This image was taken with an ST-9E/AO-7
CCD camera thru Kopernik's 20-inch telescope. It is a 21 minute exposure.
The field of view is 8x7 arc minutes.
Description of M-15 in The
Deep Sky Field Guide to Uranometria 2000:
Globular Star Cluster M-15, in
the constellation of Pegasus, is one of the dozen or so best examples of
this type of object. Binoculars show it as a "fuzzy spot", while
a 6 inch telescope will start to resolve it into stars. It has a brilliant
and compact core that is difficult to fully resolve. It is about 34,000
ly away, and the combined light from its old stars is nearly 200,000 times
brighter than the sun.
Medium-size
black hole found in M-15:
Medium-size black holes actually do exist, according to the latest
findings from NASA's Hubble Space Telescope. These new black holes
were found in the cores of glittering, "beehive" swarms of stars
called globular star clusters, which orbit our Milky Way and other galaxies.

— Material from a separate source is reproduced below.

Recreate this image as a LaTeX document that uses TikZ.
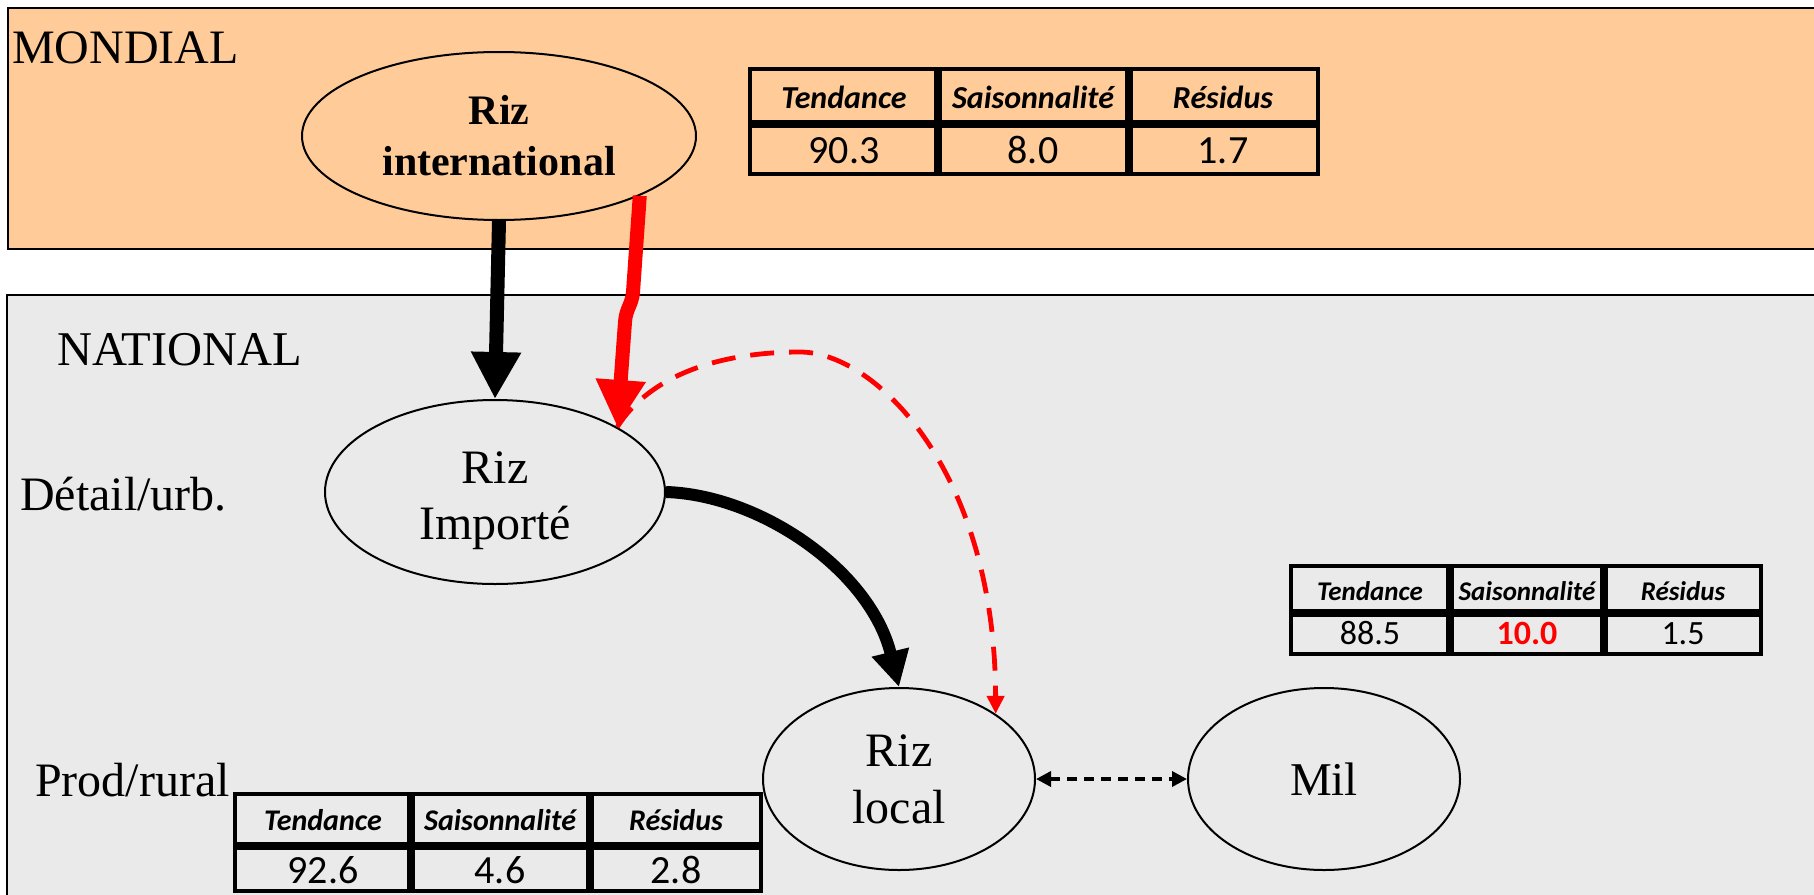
\documentclass[tikz,border=0pt]{standalone}
\usepackage{fontspec}
\setmainfont{Liberation Serif}
\newfontfamily\calfont{Carlito}
\usetikzlibrary{arrows.meta,shapes.geometric}
\definecolor{mondial}{RGB}{255,204,153}
\definecolor{national}{RGB}{234,234,234}
\definecolor{redarrow}{RGB}{255,0,0}
\tikzset{
  zone/.style={line width=2.5pt, draw=black},
  bubble/.style={ellipse, draw=black, line width=2pt, inner sep=0pt, align=center},
  lbl/.style={anchor=base west, inner sep=0pt, font=\fontsize{48}{56}\selectfont},
  tabline/.style={line width=4pt},
  tabsep/.style={line width=8pt},
  hd/.style={anchor=base, inner sep=0pt, font=\calfont\bfseries\itshape\fontsize{#1}{#1}\selectfont},
  val/.style={anchor=base, inner sep=0pt, font=\calfont\fontsize{#1}{#1}\selectfont},
}
\begin{document}
\begin{tikzpicture}[x=1pt,y=-1pt]
\useasboundingbox (0,0) rectangle (1814,894);
\fill[white] (0,0) rectangle (1814,894);
% zones
\draw[zone, fill=mondial] (8,8) rectangle (1830,249);
\draw[zone, fill=national] (7,295) rectangle (1830,910);
% labels
\node[lbl] (mondiallbl) at (12,63) {MONDIAL};
\node[lbl, font=\fontsize{48.5}{56}\selectfont] (nationallbl) at (57,365) {NATIONAL};
\node[lbl] (detail) at (20,510) {Détail/urb.};
\node[lbl] (prod) at (35,796) {Prod/rural};
% ellipses
\node[bubble, fill=mondial, minimum width=394pt, minimum height=168pt,
      font=\bfseries\fontsize{42}{51}\selectfont] (ri) at (499,136) {Riz\\international};
\node[bubble, fill=national, minimum width=340pt, minimum height=184pt] (rim) at (495,492) {};
\node[align=center, inner sep=0pt, font=\fontsize{48}{56}\selectfont] (rimtxt) at (495,501) {Riz\\Importé};
\node[bubble, fill=national, minimum width=272pt, minimum height=182pt,
      font=\fontsize{48}{57}\selectfont] (rl) at (899,779) {Riz\\local};
\node[bubble, fill=national, minimum width=272pt, minimum height=182pt,
      font=\fontsize{47}{57}\selectfont] (mil) at (1324,779) {Mil};
% arrows
\draw[line width=14pt, -{Triangle[length=47pt,width=47pt]}] (ri.south) -- (rim.north);
\draw[redarrow, line width=14pt, line join=round, -{Triangle[length=47pt,width=47pt]}]
  (ri.-23) -- (633,292) .. controls (632,305) and (626,308) .. (625,322) -- (rim.28);
\draw[redarrow, line width=4.8pt, dash pattern=on 24pt off 15pt, -{Triangle[length=18pt,width=17pt]}]
  (rim.28) .. controls (650,375) and (720,352) .. (800,352)
  .. controls (875,352) and (995,470) .. (rl.34);
\draw[line width=12pt, -{Triangle[length=36pt,width=36pt]}]
  (rim.east) .. controls (760,495) and (870,570) .. (rl.north);
\draw[line width=3.5pt, dash pattern=on 10pt off 7pt,
      {Triangle[length=15pt,width=15pt]}-{Triangle[length=15pt,width=15pt]}] (rl.east) -- (mil.west);
% table 1 (mondial)
\draw[tabline] (750,69) rectangle (1318,174);
\draw[tabsep] (938,69) -- (938,174) (1129,69) -- (1129,174) (750,124) -- (1318,124);
\node[hd=32] (t1h1) at (844,108) {Tendance};
\node[hd=32] (t1h2) at (1033,108) {Saisonnalité};
\node[hd=32] (t1h3) at (1223,108) {Résidus};
\node[val=40] (t1v1) at (844,163) {90.3};
\node[val=40] (t1v2) at (1033,163) {8.0};
\node[val=40] (t1v3) at (1223,163) {1.7};
% table 2 (right)
\draw[tabline] (1291,566) rectangle (1761,654);
\draw[tabsep] (1450,566) -- (1450,654) (1604,566) -- (1604,654) (1291,613) -- (1761,613);
\node[hd=27] (t2h1) at (1370,600) {Tendance};
\node[hd=27] (t2h2) at (1527,600) {Saisonnalité};
\node[hd=27] (t2h3) at (1683,600) {Résidus};
\node[val=34] (t2v1) at (1370,644) {88.5};
\node[val=34, text=redarrow] (t2v2) at (1527,644) {\bfseries 10.0};
\node[val=34] (t2v3) at (1683,644) {1.5};
% table 3 (bottom left)
\draw[tabline] (235,794) rectangle (761,891);
\draw[tabsep] (411,794) -- (411,891) (590,794) -- (590,891) (235,846) -- (761,846);
\node[hd=30] (t3h1) at (323,830) {Tendance};
\node[hd=30] (t3h2) at (500,830) {Saisonnalité};
\node[hd=30] (t3h3) at (676,830) {Résidus};
\node[val=40] (t3v1) at (323,883) {92.6};
\node[val=40] (t3v2) at (500,883) {4.6};
\node[val=40] (t3v3) at (676,883) {2.8};
\end{tikzpicture}
\end{document}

The black hole in globular cluster M15 is 4,000 times more massive than
our Sun.
Past studies of the stars in
this and other globular clusters using current theories of nuclear fusion,
indicate that the cluster is over 10 billion years old. While this is older
than the current Big Bang theory says is the age of the universe, we at
least know that the globular clusters are many billions of years old. Their
stars must be some of the first to have formed.